Majors: General Engineering and Mechanical Engineering
My high school physics teacher, Eric Wright, was a big reason I decided to pursue a degree in applied sciences. Eric made math and science fun and tangible with what he called, with a wry smile, “arts and crafts.” It was one thing to calculate the velocity and distance of a projectile or the buoyant force of a raft, but quite another to give us the tools to build and launch our own rockets and race our own canoes on the local lake. I used to think that engineering was dull, filled with boring, long mathematics — solve for x, balance the equation, etc. — but Eric showed us how fun and applicable it could be. I still stay in touch with him, and have had opportunities to tell his students about my fun engineering experiences and opportunities in college and in industry.

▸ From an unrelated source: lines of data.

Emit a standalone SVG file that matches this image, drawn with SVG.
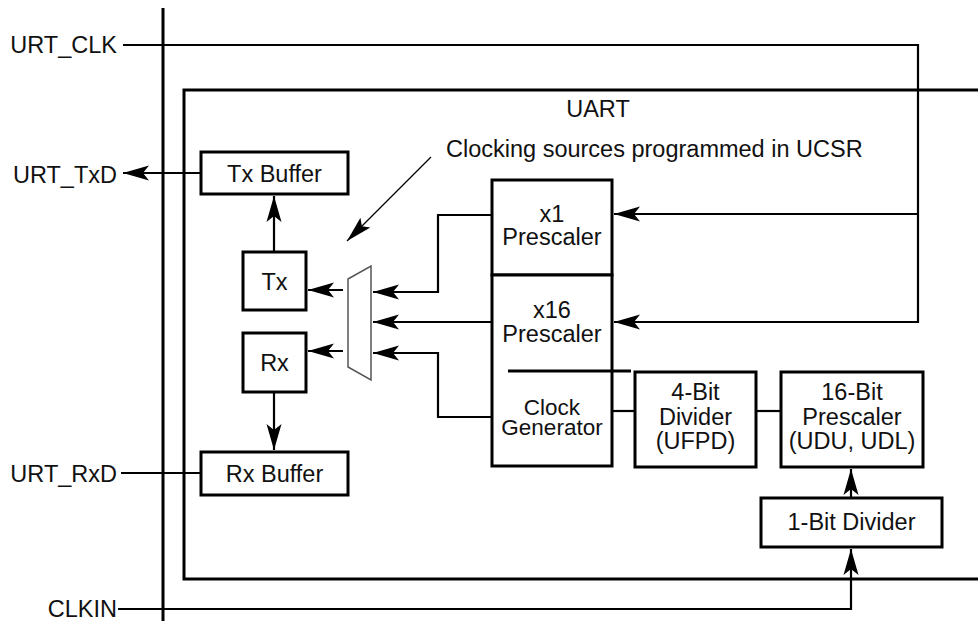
<svg xmlns="http://www.w3.org/2000/svg" width="978" height="621" viewBox="0 0 978 621">
<style>
text{font-family:"Liberation Sans",Arial,Helvetica,sans-serif;font-size:23.5px;fill:#111}
.c{text-anchor:middle}
.e{text-anchor:end}
.sm{font-size:22.5px}
.box{fill:#fff;stroke:#000;stroke-width:3}
.w{fill:none;stroke:#000;stroke-width:2.2}
.thick{fill:none;stroke:#000;stroke-width:3}
</style>
<defs>
<marker id="ah" markerUnits="userSpaceOnUse" markerWidth="30" markerHeight="20" refX="26" refY="8" orient="auto" overflow="visible">
<path d="M0,0.5 L26,8 L0,15.5 L6,8 Z" fill="#000"/>
</marker>
<marker id="ah2" markerUnits="userSpaceOnUse" markerWidth="30" markerHeight="20" refX="26" refY="8" orient="auto" overflow="visible">
<path d="M0,1 L26,8 L0,15 L5,8 Z" fill="#000"/>
</marker>
</defs>
<rect width="978" height="621" fill="#fff"/>

<g id="bus">
<line x1="163" y1="8" x2="163" y2="621" class="thick"/>
</g>

<g id="uart">
<path d="M978,90 H184 V579 H978" class="thick"/>
<text x="598" y="117" class="c">UART</text>
</g>

<g id="connectors">
<path d="M123,45 H918 V322 H614" class="w" marker-end="url(#ah)"/>
<path d="M918,214 H614" class="w" marker-end="url(#ah)"/>
<path d="M201,173 H123" class="w" marker-end="url(#ah)"/>
<path d="M274,252 V196" class="w" marker-end="url(#ah)"/>
<path d="M274,392 V450" class="w" marker-end="url(#ah)"/>
<path d="M121,473 H201" class="w"/>
<path d="M343,290 H308" class="w" marker-end="url(#ah)"/>
<path d="M343,351 H308" class="w" marker-end="url(#ah)"/>
<path d="M492,215 H438 V292 H373" class="w" marker-end="url(#ah)"/>
<path d="M492,322 H373" class="w" marker-end="url(#ah)"/>
<path d="M492,417 H438 V353 H373" class="w" marker-end="url(#ah)"/>
<path d="M612,411 H635" class="w"/>
<path d="M756,411 H781" class="w"/>
<path d="M851,498 V469" class="w" marker-end="url(#ah)"/>
<path d="M118,609 H851 V549" class="w" marker-end="url(#ah)"/>
<path d="M431,157 L347,241" fill="none" stroke="#000" stroke-width="1.2" marker-end="url(#ah2)"/>
</g>

<g id="labels">
<text x="117" y="53" class="e">URT_CLK</text>
<text x="117" y="183" class="e">URT_TxD</text>
<text x="117" y="482" class="e">URT_RxD</text>
<text x="117" y="617" class="e">CLKIN</text>
<text x="446" y="157">Clocking sources programmed in UCSR</text>
</g>

<g id="tx-buffer">
<rect x="201" y="152" width="147" height="42" class="box"/>
<text x="274.5" y="182" class="c">Tx Buffer</text>
</g>
<g id="tx">
<rect x="243" y="252" width="63" height="58" class="box"/>
<text x="274.5" y="290" class="c">Tx</text>
</g>
<g id="rx">
<rect x="243" y="333" width="63" height="59" class="box"/>
<text x="274.5" y="371" class="c">Rx</text>
</g>
<g id="rx-buffer">
<rect x="201" y="452" width="147" height="43" class="box"/>
<text x="274.5" y="482" class="c">Rx Buffer</text>
</g>
<g id="mux">
<polygon points="348,279 371,266 371,380 348,367" fill="#fff" stroke="#555" stroke-width="1.5"/>
</g>
<g id="x1-prescaler">
<rect x="492" y="180" width="120" height="95" class="box"/>
<text x="552" y="222" class="c">x1</text>
<text x="552" y="245" class="c">Prescaler</text>
</g>
<g id="x16-prescaler">
<rect x="492" y="275" width="120" height="191" class="box"/>
<text x="552" y="318" class="c">x16</text>
<text x="552" y="342" class="c">Prescaler</text>
</g>
<g id="clock-generator">
<line x1="508" y1="371" x2="631" y2="371" stroke="#000" stroke-width="3"/>
<text x="552" y="415" class="c sm">Clock</text>
<text x="552" y="435" class="c sm">Generator</text>
</g>
<g id="divider-4bit">
<rect x="635" y="372" width="121" height="95" class="box"/>
<text x="695.5" y="400" class="c">4-Bit</text>
<text x="695.5" y="425" class="c">Divider</text>
<text x="695.5" y="449" class="c">(UFPD)</text>
</g>
<g id="prescaler-16bit">
<rect x="781" y="372" width="142" height="95" class="box"/>
<text x="852" y="400" class="c">16-Bit</text>
<text x="852" y="425" class="c">Prescaler</text>
<text x="852" y="449" class="c">(UDU, UDL)</text>
</g>
<g id="divider-1bit">
<rect x="761" y="498" width="181" height="49" class="box"/>
<text x="851.5" y="530" class="c">1-Bit Divider</text>
</g>
</svg>
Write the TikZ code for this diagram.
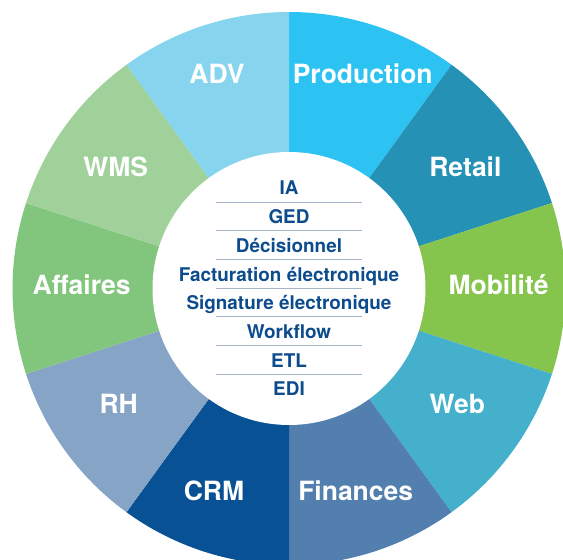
\documentclass[tikz,border=0pt]{standalone}
\usepackage{fontspec}
\setmainfont{TeX Gyre Heros}
\definecolor{cADV}{HTML}{87D4EF}
\definecolor{cProd}{HTML}{2CC3F3}
\definecolor{cRetail}{HTML}{2591B5}
\definecolor{cMob}{HTML}{85C44D}
\definecolor{cWeb}{HTML}{44B0CB}
\definecolor{cFin}{HTML}{537FAE}
\definecolor{cCRM}{HTML}{075194}
\definecolor{cRH}{HTML}{86A4C6}
\definecolor{cAff}{HTML}{82C67E}
\definecolor{cWMS}{HTML}{A0D19B}
\definecolor{itemblue}{HTML}{0C4C8C}
\definecolor{sepgray}{HTML}{A6B6C8}
\begin{document}
\begin{tikzpicture}[x=1pt,y=1pt,
  seclabel/.style={text=white,font=\fontsize{26.5}{30}\selectfont\bfseries,anchor=base,inner sep=0pt},
  item/.style={text=itemblue,font=\fontsize{18.9}{22}\selectfont\bfseries,anchor=base,inner sep=0pt},
  sepline/.style={draw=sepgray,line width=1pt}]
\useasboundingbox (0,0) rectangle (563,560);
\clip (0,0) rectangle (563,560);
\coordinate (c) at (289,271.5);
\def\Ro{276.5}
\def\Ri{136.5}
\foreach \a/\col in {54/cProd,18/cRetail,-18/cMob,-54/cWeb,-90/cFin,-126/cCRM,-162/cRH,162/cAff,126/cWMS,90/cADV}{
  \fill[\col] (c) -- ++(\a:\Ro) arc[start angle=\a, end angle=\a+36, radius=\Ro] -- cycle;
}
\fill[white] (c) circle[radius=\Ri];
% sector labels
\node[seclabel] (adv) at (217,476.5) {ADV};
\node[seclabel] (prod) at (362.7,476.5) {Production};
\node[seclabel] (wms) at (115.7,383) {WMS};
\node[seclabel] (retail) at (465.4,383) {Retail};
\node[seclabel] (aff) at (81.7,265.7) {Affaires};
\node[seclabel] (mob) at (498.5,265.7) {Mobilité};
\node[seclabel] (rh) at (118.7,146.7) {RH};
\node[seclabel] (web) at (457.3,146.7) {Web};
\node[seclabel] (crm) at (214,59.3) {CRM};
\node[seclabel] (fin) at (355.7,59.3) {Finances};
% centre list
\foreach \t [count=\k from 0] in {IA,GED,Décisionnel,Facturation électronique,Signature électronique,Workflow,ETL,EDI}{
  \node[item] (it\k) at (289,365-28.67*\k) {\t};
}
\foreach \k in {0,...,6}{
  \coordinate (l\k a) at (216,357.7-28.67*\k);
  \coordinate (l\k b) at (362,357.7-28.67*\k);
  \draw[sepline] (l\k a) -- (l\k b);
}
\end{tikzpicture}
\end{document}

After sitting in on some upper-division engineering courses at SPU during a prospective-student week, though, I started to question my desire to study engineering. Then, one day after class, Dr. Adam Arabian, then chair of Mechanical Engineering, asked me about my interests and my concerns about studying engineering. He reassured me that engineering was more than calculus and differential equations. He gave me his cell number and told me to call or text him if I ever had doubts or questions about engineering. I was blown away by this generous gesture and would soon discover that all my SPU professors would have this sort of approachability and willingness to engage with students on a personal level.
Today I’m living my childhood dream of working in the automotive industry and contributing to the design and manufacturing of semitrucks at Kenworth. I’ve been working as a design engineer in the transmission-powertrain group, where I support current product production at four plants across North America, and help design, integrate, validate, and lead programs for new content and future products. In my short time with the company, I’ve had some incredible opportunities to get hands on with the trucks and travel to meet with suppliers and customers.
Engineering is no walk in the park; it takes hard work, discipline, and long nights of studying, but the faculty at SPU gave me the tools, resources, and outlets to succeed in the classroom and beyond graduation. I also really enjoyed the junior/senior design projects. Getting to design and craft a “product” with a target customer in my mind was not only fun but super applicable to the work that I do today, and ties in all the pieces of my previous engineering coursework.
But the best experience from my time in engineering at SPU was through SAE Baja. Getting to work alongside and eventually lead multidisciplinary engineering students to design, build, and race a baja car was some serious fun. The SAE programs are a great way to get your hands dirty (in the best way possible) and take your technical skills and knowledge to the next level.